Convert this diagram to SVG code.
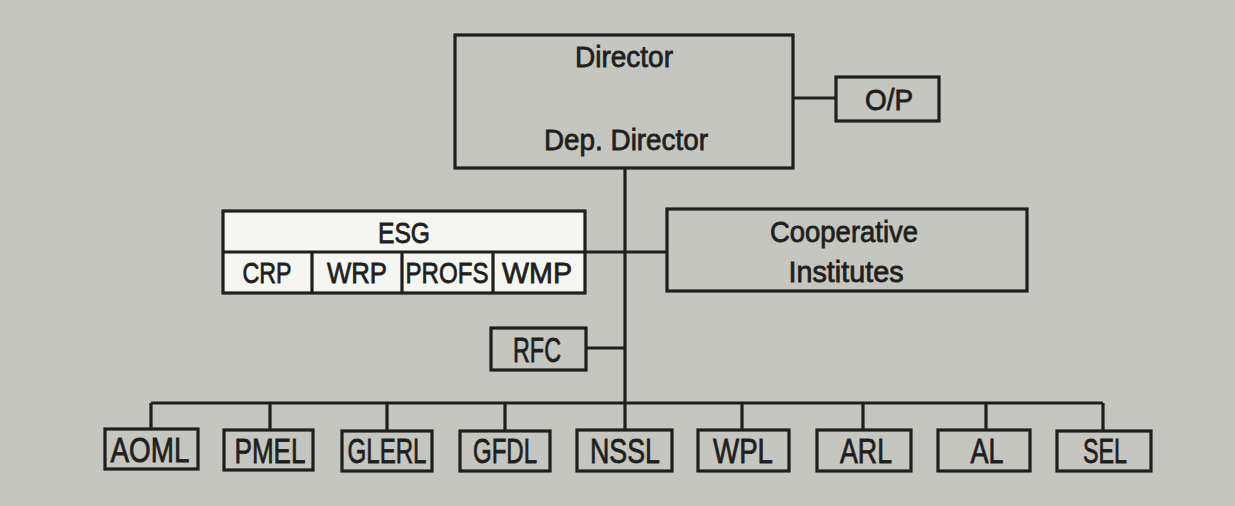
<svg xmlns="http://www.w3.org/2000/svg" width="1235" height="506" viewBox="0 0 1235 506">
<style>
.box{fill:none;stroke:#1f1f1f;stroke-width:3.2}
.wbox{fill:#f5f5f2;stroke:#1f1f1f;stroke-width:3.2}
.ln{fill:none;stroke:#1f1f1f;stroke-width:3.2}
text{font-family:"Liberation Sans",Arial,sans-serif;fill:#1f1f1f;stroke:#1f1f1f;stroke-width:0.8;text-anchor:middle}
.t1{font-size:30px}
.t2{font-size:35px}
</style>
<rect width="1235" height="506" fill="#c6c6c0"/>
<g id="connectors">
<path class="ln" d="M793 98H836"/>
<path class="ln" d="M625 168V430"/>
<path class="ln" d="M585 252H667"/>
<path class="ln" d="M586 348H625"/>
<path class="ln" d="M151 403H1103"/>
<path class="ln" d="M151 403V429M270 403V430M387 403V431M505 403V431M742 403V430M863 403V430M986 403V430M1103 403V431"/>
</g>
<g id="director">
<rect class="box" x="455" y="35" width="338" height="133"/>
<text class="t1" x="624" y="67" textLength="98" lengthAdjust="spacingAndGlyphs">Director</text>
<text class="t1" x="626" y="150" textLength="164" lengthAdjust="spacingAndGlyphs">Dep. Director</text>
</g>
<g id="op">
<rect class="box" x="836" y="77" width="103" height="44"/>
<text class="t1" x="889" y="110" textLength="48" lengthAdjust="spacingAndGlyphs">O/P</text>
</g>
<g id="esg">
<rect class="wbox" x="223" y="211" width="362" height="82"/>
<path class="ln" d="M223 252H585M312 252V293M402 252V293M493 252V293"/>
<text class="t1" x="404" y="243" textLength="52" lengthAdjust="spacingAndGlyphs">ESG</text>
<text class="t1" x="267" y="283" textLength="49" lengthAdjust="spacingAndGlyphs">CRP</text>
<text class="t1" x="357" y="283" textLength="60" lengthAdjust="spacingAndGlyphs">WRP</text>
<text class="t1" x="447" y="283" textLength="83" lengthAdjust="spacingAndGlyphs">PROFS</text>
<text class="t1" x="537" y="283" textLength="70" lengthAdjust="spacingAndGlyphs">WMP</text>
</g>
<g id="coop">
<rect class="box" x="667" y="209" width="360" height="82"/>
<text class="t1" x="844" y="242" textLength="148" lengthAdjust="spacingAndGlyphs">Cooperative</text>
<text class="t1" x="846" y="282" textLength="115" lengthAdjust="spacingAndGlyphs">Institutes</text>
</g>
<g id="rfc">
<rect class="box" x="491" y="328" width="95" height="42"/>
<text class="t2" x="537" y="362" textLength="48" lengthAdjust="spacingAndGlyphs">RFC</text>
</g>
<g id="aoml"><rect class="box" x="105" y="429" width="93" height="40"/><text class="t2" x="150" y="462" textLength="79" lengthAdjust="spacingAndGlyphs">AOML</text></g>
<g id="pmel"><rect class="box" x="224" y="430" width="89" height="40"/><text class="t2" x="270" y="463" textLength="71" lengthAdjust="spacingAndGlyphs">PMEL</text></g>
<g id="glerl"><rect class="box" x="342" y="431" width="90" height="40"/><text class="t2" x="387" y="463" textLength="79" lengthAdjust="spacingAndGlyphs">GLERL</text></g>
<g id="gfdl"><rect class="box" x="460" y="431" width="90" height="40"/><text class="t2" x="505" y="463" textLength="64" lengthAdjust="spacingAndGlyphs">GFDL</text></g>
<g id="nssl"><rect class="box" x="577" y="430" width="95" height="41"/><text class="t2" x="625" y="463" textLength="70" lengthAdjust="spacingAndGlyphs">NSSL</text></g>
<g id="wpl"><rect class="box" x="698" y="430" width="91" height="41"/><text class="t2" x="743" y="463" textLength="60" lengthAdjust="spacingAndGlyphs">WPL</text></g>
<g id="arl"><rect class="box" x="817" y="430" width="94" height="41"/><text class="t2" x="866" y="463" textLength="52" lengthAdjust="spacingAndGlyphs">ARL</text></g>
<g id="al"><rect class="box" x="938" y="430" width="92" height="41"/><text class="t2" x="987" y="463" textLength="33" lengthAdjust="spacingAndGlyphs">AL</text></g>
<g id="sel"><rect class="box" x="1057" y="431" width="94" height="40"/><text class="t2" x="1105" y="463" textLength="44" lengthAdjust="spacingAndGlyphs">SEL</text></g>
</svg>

━━━━━━━━━━━━━━━━━━━━

> _CHALLENGE_: Go through the listing above and write it out again exactly, dropping the pictures.

> _ANSWER TO THE PROBLEM_:
Convert this diagram to SVG code.
<svg xmlns="http://www.w3.org/2000/svg" width="1235" height="506" viewBox="0 0 1235 506">
<style>
.box{fill:none;stroke:#1f1f1f;stroke-width:3.2}
.wbox{fill:#f5f5f2;stroke:#1f1f1f;stroke-width:3.2}
.ln{fill:none;stroke:#1f1f1f;stroke-width:3.2}
text{font-family:"Liberation Sans",Arial,sans-serif;fill:#1f1f1f;stroke:#1f1f1f;stroke-width:0.8;text-anchor:middle}
.t1{font-size:30px}
.t2{font-size:35px}
</style>
<rect width="1235" height="506" fill="#c6c6c0"/>
<g id="connectors">
<path class="ln" d="M793 98H836"/>
<path class="ln" d="M625 168V430"/>
<path class="ln" d="M585 252H667"/>
<path class="ln" d="M586 348H625"/>
<path class="ln" d="M151 403H1103"/>
<path class="ln" d="M151 403V429M270 403V430M387 403V431M505 403V431M742 403V430M863 403V430M986 403V430M1103 403V431"/>
</g>
<g id="director">
<rect class="box" x="455" y="35" width="338" height="133"/>
<text class="t1" x="624" y="67" textLength="98" lengthAdjust="spacingAndGlyphs">Director</text>
<text class="t1" x="626" y="150" textLength="164" lengthAdjust="spacingAndGlyphs">Dep. Director</text>
</g>
<g id="op">
<rect class="box" x="836" y="77" width="103" height="44"/>
<text class="t1" x="889" y="110" textLength="48" lengthAdjust="spacingAndGlyphs">O/P</text>
</g>
<g id="esg">
<rect class="wbox" x="223" y="211" width="362" height="82"/>
<path class="ln" d="M223 252H585M312 252V293M402 252V293M493 252V293"/>
<text class="t1" x="404" y="243" textLength="52" lengthAdjust="spacingAndGlyphs">ESG</text>
<text class="t1" x="267" y="283" textLength="49" lengthAdjust="spacingAndGlyphs">CRP</text>
<text class="t1" x="357" y="283" textLength="60" lengthAdjust="spacingAndGlyphs">WRP</text>
<text class="t1" x="447" y="283" textLength="83" lengthAdjust="spacingAndGlyphs">PROFS</text>
<text class="t1" x="537" y="283" textLength="70" lengthAdjust="spacingAndGlyphs">WMP</text>
</g>
<g id="coop">
<rect class="box" x="667" y="209" width="360" height="82"/>
<text class="t1" x="844" y="242" textLength="148" lengthAdjust="spacingAndGlyphs">Cooperative</text>
<text class="t1" x="846" y="282" textLength="115" lengthAdjust="spacingAndGlyphs">Institutes</text>
</g>
<g id="rfc">
<rect class="box" x="491" y="328" width="95" height="42"/>
<text class="t2" x="537" y="362" textLength="48" lengthAdjust="spacingAndGlyphs">RFC</text>
</g>
<g id="aoml"><rect class="box" x="105" y="429" width="93" height="40"/><text class="t2" x="150" y="462" textLength="79" lengthAdjust="spacingAndGlyphs">AOML</text></g>
<g id="pmel"><rect class="box" x="224" y="430" width="89" height="40"/><text class="t2" x="270" y="463" textLength="71" lengthAdjust="spacingAndGlyphs">PMEL</text></g>
<g id="glerl"><rect class="box" x="342" y="431" width="90" height="40"/><text class="t2" x="387" y="463" textLength="79" lengthAdjust="spacingAndGlyphs">GLERL</text></g>
<g id="gfdl"><rect class="box" x="460" y="431" width="90" height="40"/><text class="t2" x="505" y="463" textLength="64" lengthAdjust="spacingAndGlyphs">GFDL</text></g>
<g id="nssl"><rect class="box" x="577" y="430" width="95" height="41"/><text class="t2" x="625" y="463" textLength="70" lengthAdjust="spacingAndGlyphs">NSSL</text></g>
<g id="wpl"><rect class="box" x="698" y="430" width="91" height="41"/><text class="t2" x="743" y="463" textLength="60" lengthAdjust="spacingAndGlyphs">WPL</text></g>
<g id="arl"><rect class="box" x="817" y="430" width="94" height="41"/><text class="t2" x="866" y="463" textLength="52" lengthAdjust="spacingAndGlyphs">ARL</text></g>
<g id="al"><rect class="box" x="938" y="430" width="92" height="41"/><text class="t2" x="987" y="463" textLength="33" lengthAdjust="spacingAndGlyphs">AL</text></g>
<g id="sel"><rect class="box" x="1057" y="431" width="94" height="40"/><text class="t2" x="1105" y="463" textLength="44" lengthAdjust="spacingAndGlyphs">SEL</text></g>
</svg>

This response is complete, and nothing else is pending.